勝竜寺から長久寺、そしてこのあたりは、あとで訪れる小田城の旗本屋敷があったところです。



 小田の街を巡り終えて、やっと小田城址にやってきました。
 寸前で、こんなロボットを連れた三人連れの一行に遭遇して、声をかけられました。ユニセフか何かの募金要請であれば、シカとして通り過ぎるところですが、TVのニュースやCMで視たことはあっても、実物を見るのは初めてだったし、この日の行程はすでに遅れが生じていたので、ここをスルーして急いでも……と、なかば諦めの気持ちも生じ始めていました。
 ロボットの名はタロウくん。
「あなたの宝物はなんですか」と質問を投げかけられたときに、何か不具合が起きたらしく、タロウくんがガックリと前に倒れ、「何をするんですか!」と詰問されました。
 私は何もしていません。

 三人はタロウくんの肩に手をかけたりしてガタガタやっていましたが、「うーむ、どうもこれ以上はだめですね」ということで、タロウくんとお別れ。

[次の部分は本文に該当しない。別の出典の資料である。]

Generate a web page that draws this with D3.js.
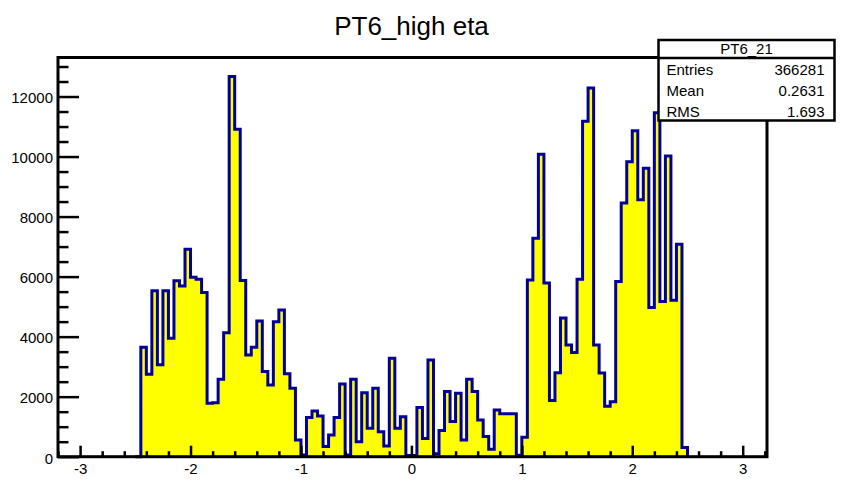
<!DOCTYPE html>
<html>
<head>
<meta charset="utf-8">
<script src="https://cdn.jsdelivr.net/npm/d3@7"></script>
<style>
  body { margin: 0; background: #fff; }
  svg { display: block; }
  text { font-family: "Liberation Sans", Arial, Helvetica, sans-serif; fill: #000; }
</style>
</head>
<body>
<svg id="chart" width="849" height="485"></svg>
<script>
// ---- histogram data: 100 bins of width 0.05 starting at eta = -2.5 ----
const histTitle = "PT6_high eta";
const binLow = -2.5;
const binWidth = 0.05;
const binCounts = [
     0, 3650, 2750, 5530, 3060, 5530, 3950, 5860, 5690, 6910,
  5980, 5910, 5470, 1780, 1800, 2580, 4130,12670,10910, 5870,
  3390, 3650, 4520, 2840, 2390, 4500, 4890, 2760, 2280,  560,
    60, 1310, 1520, 1360,  340,  720, 1310, 2420,   60, 2580,
   500, 2130,  950, 2280,  830,  360, 3280,  950, 1330,   40,
    40, 1640,  610, 3220,  100,  870, 2170, 1170, 2110,  560,
  2580, 2170, 1220,  670,  250, 1560, 1430, 1430, 1430,   50,
   650, 5890, 7280,10080, 5790, 1870, 2800, 4620, 3720, 3470,
  5910,11180,12280, 3720, 2790, 1680, 1830, 5840, 8450, 9830,
 10860, 8560, 9610, 4970,11460, 5170,10020, 5210, 7080,  310
];

// ---- axis tick labels ----
const xTickValues = [-3, -2, -1, 0, 1, 2, 3];
const yTickValues = [0, 2000, 4000, 6000, 8000, 10000, 12000];

// ---- statistics box ----
const statsName = "PT6_21";
const statsLabels = ["Entries", "Mean", "RMS"];
const statsValues = ["366281", "0.2631", "1.693"];

// ---- layout ----
const frame = { left: 58, right: 767, top: 57.5, bottom: 456.7 };
const svg = d3.select("#chart");

const x = d3.scaleLinear().domain([-3.2, 3.22]).range([frame.left, frame.right]);
const y = d3.scaleLinear().domain([0, 13300]).range([frame.bottom, frame.top]);

// title
svg.append("text")
  .attr("x", 411.5).attr("y", 35)
  .attr("text-anchor", "middle")
  .style("font-size", "26px")
  .text(histTitle);

// step outline points: rise at first edge, one point per bin, drop at last edge
const edges = d3.range(binCounts.length + 1).map(i => binLow + i * binWidth);
const pts = [[edges[0], 0]]
  .concat(binCounts.map((v, i) => [edges[i], v]))
  .concat([[edges[edges.length - 1], 0]]);

const area = d3.area()
  .curve(d3.curveStepAfter)
  .x(d => x(d[0]))
  .y0(y(0))
  .y1(d => y(d[1]));
const line = d3.line()
  .curve(d3.curveStepAfter)
  .x(d => x(d[0]))
  .y(d => y(d[1]));

svg.append("path").attr("d", area(pts)).attr("fill", "#ffff00");
svg.append("path").attr("d", line(pts))
  .attr("fill", "none").attr("stroke", "#000099")
  .attr("stroke-width", 3).attr("stroke-linejoin", "miter");

// axes: ticks point into the frame
const gx = svg.append("g").attr("transform", `translate(0,${frame.bottom})`);
const xMinor = d3.range(-3.2, 3.21, 0.2).map(v => Math.round(v * 10) / 10)
  .filter(v => !xTickValues.includes(v));
gx.call(d3.axisBottom(x).tickValues(xMinor).tickSize(-5.5).tickFormat(""));
gx.call(g => g.selectAll(".domain").remove());
const gx2 = svg.append("g").attr("transform", `translate(0,${frame.bottom})`);
gx2.call(d3.axisBottom(x).tickValues(xTickValues).tickSize(-11).tickPadding(7)
  .tickFormat(d3.format("d")));
gx2.select(".domain").remove();
gx2.selectAll("text").style("font-size", "15px").text(d => d < 0 ? "-" + Math.abs(d) : d);

const gy = svg.append("g").attr("transform", `translate(${frame.left},0)`);
const yMinor = d3.range(500, 13300, 500).filter(v => v % 2000 !== 0);
gy.call(d3.axisLeft(y).tickValues(yMinor).tickSize(-10.5).tickFormat(""));
gy.select(".domain").remove();
const gy2 = svg.append("g").attr("transform", `translate(${frame.left},0)`);
gy2.call(d3.axisLeft(y).tickValues(yTickValues).tickSize(-21).tickPadding(5)
  .tickFormat(d3.format("d")));
gy2.select(".domain").remove();
gy2.selectAll("text").style("font-size", "15px").attr("dy", "0.42em");

svg.selectAll(".tick line").attr("stroke", "#000").attr("stroke-width", 2.5);

// frame
svg.append("rect")
  .attr("x", frame.left).attr("y", frame.top)
  .attr("width", frame.right - frame.left).attr("height", frame.bottom - frame.top)
  .attr("fill", "none").attr("stroke", "#000").attr("stroke-width", 3);

// statistics box
const box = { x: 658.5, y: 40, w: 176, h: 80.5, head: 18 };
const sb = svg.append("g");
sb.append("rect")
  .attr("x", box.x).attr("y", box.y).attr("width", box.w).attr("height", box.h)
  .attr("fill", "#fff").attr("stroke", "#000").attr("stroke-width", 2.5);
sb.append("line")
  .attr("x1", box.x).attr("x2", box.x + box.w)
  .attr("y1", box.y + box.head).attr("y2", box.y + box.head)
  .attr("stroke", "#000").attr("stroke-width", 2.5);
sb.append("text")
  .attr("x", box.x + box.w / 2).attr("y", box.y + 14)
  .attr("text-anchor", "middle").style("font-size", "15px")
  .text(statsName);
const rowBase = [74.5, 95.5, 116.5];
statsLabels.forEach((lab, i) => {
  sb.append("text").attr("x", box.x + 8).attr("y", rowBase[i])
    .style("font-size", "15px").text(lab);
  sb.append("text").attr("x", box.x + box.w - 10).attr("y", rowBase[i])
    .attr("text-anchor", "end").style("font-size", "15px").text(statsValues[i]);
});
</script>
</body>
</html>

 タロウくんと出会ったときは二十三分遅れでしたが、別れたときには三十分遅れとなっていました。
 小田城址に足を踏み入れます。

 この城が築かれたのは、いまから九百三十年も前、平安時代末期の文治元年(1185年)です。
 それから南北朝時代、戦国時代とずっと小田氏が治めてきましたが、天正元年(1573年)、手這坂の戦いで小田氏が佐竹氏に敗れて佐竹氏のものに。二十九年後の慶長七年、関ケ原の戦いで徳川方に与力しなかった佐竹氏が秋田に移封されるのにともなって廃城となりました。


 

 私が携帯してきた地図には、この城址公園を斜めに縦断する形で、真っ直ぐな道らしき線が引いてあります。
 城址を出てから気づくことになるのですが、旧筑波鉄道の跡です。

 どこかに見取り図があると思うのですが、見晴かす平らに均された土地があるだけです。